Halabja is quite a dreary town, understandable given its history, but it is a living place with a small market area and a couple of parks on the outskirts. People are very friendly, but we got the feeling that they are a bit sick of visitors who come just to see the graves and the monument and don't spend any time in the town itself. Some of the children are keen to practice their English, and the shopkeepers in the market seemed really pleased to have foreign customers, even though we were only buying bread.
At the far end of Halabja is a large park, slightly overgrown and dilapidated, but with good views over town and the surrounding hills. Iran is not far away from here, and this is the area where the three American hikers accidentally strayed across the border to be arrested as potential spies, so it is probably best not to wander too far out of town...
The other "sight" in Halabja is the town cemetery, where row upon row of white tombstones commemorate the victims who died at the scene of the attacks. Many of the wounded were taken to Iran where some later died, so there is another Halabja Cemetery in Tehran. Others are still "missing". Two mass graves are also marked, each containing more than a thousand victims. It was a peaceful place, and empty apart from a few locals who had come to pray under a nearby tree, despite the drizzle.
To find it, ask around as it isn't obvious. The booklet handed out at the Halabja Monument has a photo, which helped us get directions.
Just before entering the town, you'll see a concrete monument under a Kurdistani flag. It depicts one of the most harrowing images of the chemical attacks, an old man cradling a young child in his arms, both lying dead in a street. Behind it, you pass through a checkpoint of sorts, and then enter the Halabja Museum. The building itself is odd, 3 arms (representing the third month) with 16 fingers (representing the 16th day) hold a globe up to the sky, although from a distance it looks like some sort of concrete circus tent or even a water tower.
Inside, you'll be adopted by a local volunteer and shown round the three rooms. The first is the terrible day of the attacks, recreated with shop mannequins and stuffed ducks, and it is hard to know what to think when the volunteer finds it all quite funny. The second room contains all the shocking photos taken by an Iranian journalist, the first to reach the town after the attacks. The volunteer pointed out his own relatives among the victims and survivors, but again kept making jokes with the other volunteers and asking us questions about American popular culture. A cabinet contains the museum's odd collection of prize possessions...Chemical Ali's pen, the Iranian journalist's camera, and some of Saddam's slippers. We were also shown a video of footage from the day after, with survivors being interviewed. The final room is the hall of names, all the victims arranged in family groups carved into black marble covering every wall, with Kurdish flags all over the place.
We were then taken into the cafe, a very plush area of leather sofas and thick carpets, where we were served tea and given souvenir booklets and CDs by some other volunteers.
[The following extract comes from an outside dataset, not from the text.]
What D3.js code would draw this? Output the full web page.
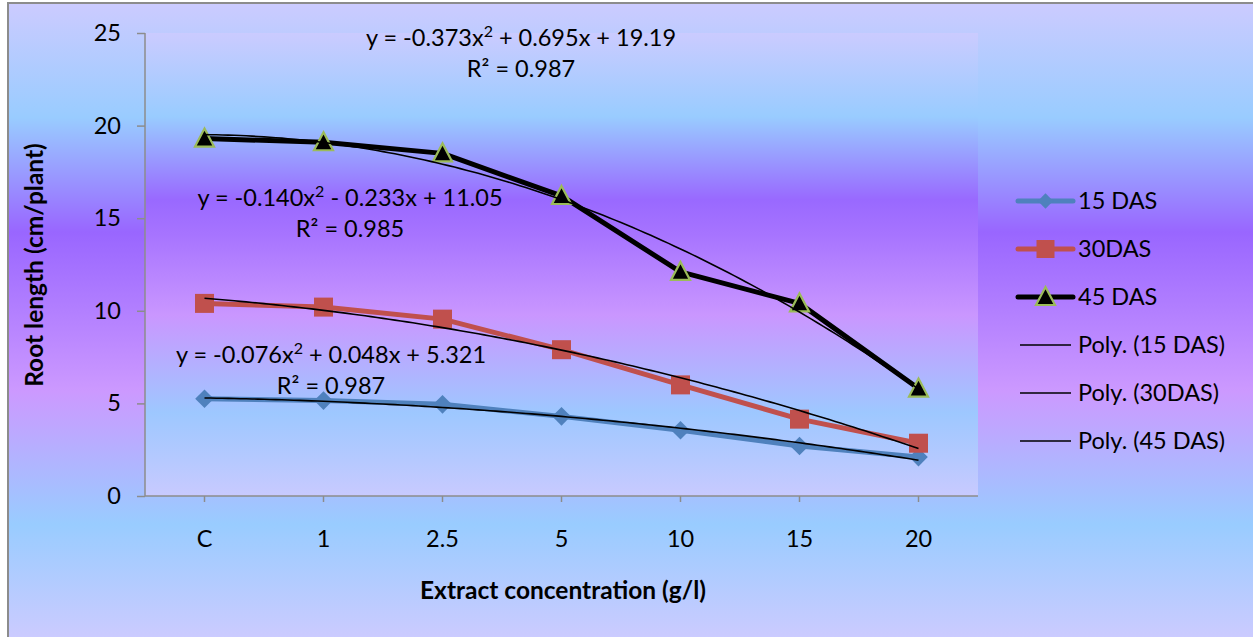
<!DOCTYPE html>
<html>
<head>
<meta charset="utf-8">
<script src="https://cdn.jsdelivr.net/npm/d3@7"></script>
<style>
  html, body { margin: 0; padding: 0; background: #fff; }
  svg { display: block; font-family: Lato, "Open Sans", sans-serif; }
</style>
</head>
<body>
<svg id="chart" width="1253" height="637"></svg>
<script>
// Extract concentration categories (g/l)
const categories = ["C", "1", "2.5", "5", "10", "15", "20"];

// Root length (cm/plant) at each sampling date
const das15 = [5.25, 5.15, 4.95, 4.3, 3.55, 2.7, 2.1];
const das30 = [10.4, 10.2, 9.55, 7.9, 6.0, 4.15, 2.85];
const das45 = [19.3, 19.1, 18.5, 16.2, 12.1, 10.4, 5.8];

// Second-order polynomial trendline coefficients [a, b, c] for y = a x^2 + b x + c
const poly15 = [-0.076, 0.048, 5.321];
const poly30 = [-0.140, -0.233, 11.05];
const poly45 = [-0.373, 0.695, 19.19];

const yTicks = [0, 5, 10, 15, 20, 25];

const svg = d3.select("#chart");
const W = 1253, H = 637;
const plot = { left: 145, right: 978, top: 33, bottom: 496 };

// Preset gradient (lavender / sky blue / violet bands)
const defs = svg.append("defs");
function addGrad(id) {
  const g = defs.append("linearGradient").attr("id", id)
    .attr("x1", 0).attr("y1", 0).attr("x2", 0).attr("y2", 1);
  [[0, "#cccbff"], [0.18, "#99ccff"], [0.36, "#9966ff"],
   [0.61, "#cc99ff"], [0.82, "#99ccff"], [1, "#cccbff"]]
    .forEach(([o, c]) => g.append("stop").attr("offset", o).attr("stop-color", c));
}
addGrad("bgChart");
addGrad("bgPlot");

// Chart area
svg.append("rect").attr("x", 8).attr("y", 3).attr("width", W - 8 + 2).attr("height", H - 3 + 2)
  .attr("fill", "url(#bgChart)").attr("stroke", "#8c8c8c").attr("stroke-width", 2);

// Plot area
svg.append("rect").attr("x", plot.left).attr("y", plot.top)
  .attr("width", plot.right - plot.left).attr("height", plot.bottom - plot.top)
  .attr("fill", "url(#bgPlot)").attr("opacity", 0.9);

const x = d3.scaleBand().domain(categories).range([plot.left, plot.right]).padding(0);
const cx = d => x(d) + x.bandwidth() / 2;
const y = d3.scaleLinear().domain([0, 25]).range([plot.bottom, plot.top]);
// trendline x in the 1..n category index space
const xi = d3.scaleLinear().domain([1, categories.length])
  .range([cx(categories[0]), cx(categories[categories.length - 1])]);

const axisColor = "#8c8c8c";
const fontSize = 23.5;
const titleSize = 24.5;

// Y axis
const yAxis = svg.append("g").attr("transform", `translate(${plot.left},0)`)
  .call(d3.axisLeft(y).tickValues(yTicks).tickSize(8).tickPadding(16).tickFormat(d3.format("d")));
yAxis.select(".domain").attr("stroke", axisColor).attr("stroke-width", 1.5).attr("d", `M0,${plot.top}V${plot.bottom}`);
yAxis.selectAll(".tick line").attr("stroke", axisColor).attr("stroke-width", 1.5);
yAxis.selectAll(".tick text").attr("font-size", fontSize).attr("fill", "#000")
  .attr("font-family", "Lato, sans-serif");

// X axis
const xAxis = svg.append("g").attr("transform", `translate(0,${plot.bottom})`)
  .call(d3.axisBottom(x).tickSize(6).tickPadding(28));
xAxis.select(".domain").attr("stroke", axisColor).attr("stroke-width", 1.5)
  .attr("d", `M${plot.left},0H${plot.right}`);
xAxis.selectAll(".tick line").attr("stroke", axisColor).attr("stroke-width", 1.5);
xAxis.selectAll(".tick text").attr("font-size", fontSize).attr("fill", "#000")
  .attr("font-family", "Lato, sans-serif");

// Axis titles
svg.append("text").attr("x", 563).attr("y", 599).attr("text-anchor", "middle")
  .attr("font-size", titleSize).attr("font-weight", "bold").text("Extract concentration (g/l)");
svg.append("text").attr("transform", "translate(43,265) rotate(-90)").attr("text-anchor", "middle")
  .attr("font-size", titleSize).attr("font-weight", "bold").text("Root length (cm/plant)");

// Series
const series = [
  { name: "15 DAS", values: das15, color: "#4f81bd", marker: "diamond" },
  { name: "30DAS", values: das30, color: "#c0504d", marker: "square" },
  { name: "45 DAS", values: das45, color: "#000000", marker: "triangle" }
];

const line = d3.line().x((d, i) => cx(categories[i])).y(d => y(d));

function drawMarker(g, type, px, py, color) {
  if (type === "diamond") {
    g.append("path").attr("d", d3.symbol(d3.symbolDiamond2, 200)())
      .attr("transform", `translate(${px},${py}) scale(1.05,1.05)`)
      .attr("fill", color);
  } else if (type === "square") {
    g.append("rect").attr("x", px - 9.5).attr("y", py - 9.5).attr("width", 19).attr("height", 19)
      .attr("fill", color);
  } else {
    g.append("path").attr("d", `M${px},${py - 10}L${px + 9.5},${py + 8}L${px - 9.5},${py + 8}Z`)
      .attr("fill", "#000").attr("stroke", "#9bbb59").attr("stroke-width", 2.2)
      .attr("stroke-linejoin", "miter");
  }
}

const gSeries = svg.append("g");
series.forEach(s => {
  gSeries.append("path").attr("d", line(s.values)).attr("fill", "none")
    .attr("stroke", s.color).attr("stroke-width", 5).attr("stroke-linejoin", "round");
  s.values.forEach((v, i) => drawMarker(gSeries, s.marker, cx(categories[i]), y(v), s.color));
});

// Polynomial trendlines
const polys = [poly15, poly30, poly45];
const trend = d3.line().x(d => xi(d[0])).y(d => y(d[1]));
polys.forEach(p => {
  const pts = d3.range(1, categories.length + 0.001, 0.05)
    .map(t => [t, p[0] * t * t + p[1] * t + p[2]]);
  svg.append("path").attr("d", trend(pts)).attr("fill", "none")
    .attr("stroke", "#000").attr("stroke-width", 1.6);
});

// Trendline equation labels
function fmt(v, digits) { return Math.abs(v).toFixed(digits); }
function eqLabel(p, dc, r2, lx, ly) {
  const t = svg.append("text").attr("x", lx).attr("y", ly).attr("text-anchor", "middle")
    .attr("font-size", fontSize);
  t.append("tspan").text(`y = ${p[0] < 0 ? "-" : ""}${fmt(p[0], 3)}x`);
  t.append("tspan").attr("dy", -9).attr("font-size", 16).text("2");
  t.append("tspan").attr("dy", 9).text(` ${p[1] < 0 ? "-" : "+"} ${fmt(p[1], 3)}x ${p[2] < 0 ? "-" : "+"} ${fmt(p[2], dc)}`);
  svg.append("text").attr("x", lx).attr("y", ly + 31).attr("text-anchor", "middle")
    .attr("font-size", fontSize).text(`R² = ${r2}`);
}
eqLabel(poly45, 2, "0.987", 521, 46);
eqLabel(poly30, 2, "0.985", 350, 206);
eqLabel(poly15, 3, "0.987", 331, 363);

// Legend
const legendItems = [
  { name: "15 DAS", color: "#4f81bd", marker: "diamond", w: 5 },
  { name: "30DAS", color: "#c0504d", marker: "square", w: 5 },
  { name: "45 DAS", color: "#000", marker: "triangle", w: 5 },
  { name: "Poly. (15 DAS)", color: "#000", marker: null, w: 1.6 },
  { name: "Poly. (30DAS)", color: "#000", marker: null, w: 1.6 },
  { name: "Poly. (45 DAS)", color: "#000", marker: null, w: 1.6 }
];
const gLeg = svg.append("g");
legendItems.forEach((it, i) => {
  const ly = 201 + i * 48;
  const x0 = it.marker ? 1018 : 1020, x1 = it.marker ? 1073 : 1071;
  gLeg.append("line").attr("x1", x0).attr("x2", x1).attr("y1", ly).attr("y2", ly)
    .attr("stroke", it.color).attr("stroke-width", it.w).attr("stroke-linecap", it.marker ? "round" : "butt");
  if (it.marker) {
    if (it.marker === "square") {
      gLeg.append("rect").attr("x", 1045.5 - 9).attr("y", ly - 9).attr("width", 18).attr("height", 18).attr("fill", it.color);
    } else if (it.marker === "diamond") {
      gLeg.append("path").attr("d", d3.symbol(d3.symbolDiamond2, 150)()).attr("transform", `translate(1045.5,${ly})`).attr("fill", it.color);
    } else {
      drawMarker(gLeg, "triangle", 1045.5, ly, it.color);
    }
  }
  gLeg.append("text").attr("x", 1078).attr("y", ly + 8).attr("font-size", fontSize).text(it.name);
});
</script>
</body>
</html>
It was a strange experience, not the sombre one we were expecting at all. In this tip, I've just tried to explain what there is in the museum, and to find out how I felt, please read the page introduction as I have gone into more detail.
Entry is free, although you might be asked for your passport to at the checkpoint.
Slemani is the obvious starting point for a visit to Halabja, and the distance isn't huge so you can easily make it there and back in a day, provided you start early enough. Ask your hotel owners how to get to Halabja, as buses don't leave from the main karaj, but from a smaller one some distance from the centre...we took a taxi, but found our way back on foot. The journey took about an hour and a half, and the driver guessed we were heading to the monument so dropped us off just outside, about ten minutes' walk from the centre of Halabja. To get back to Slemani, the bus station is just before the market area in the town centre.
Note that there are two towns called Halabja, the other one being a new village built some kilometres away to house survivors...you want old Halabja, known as Halabja Shahid (something like Martyrs' Halabja?), and not Halabja Taza (New Halabja). Passengers on the buses will no doubt ask a lot of questions and find out if you're on the right bus or not!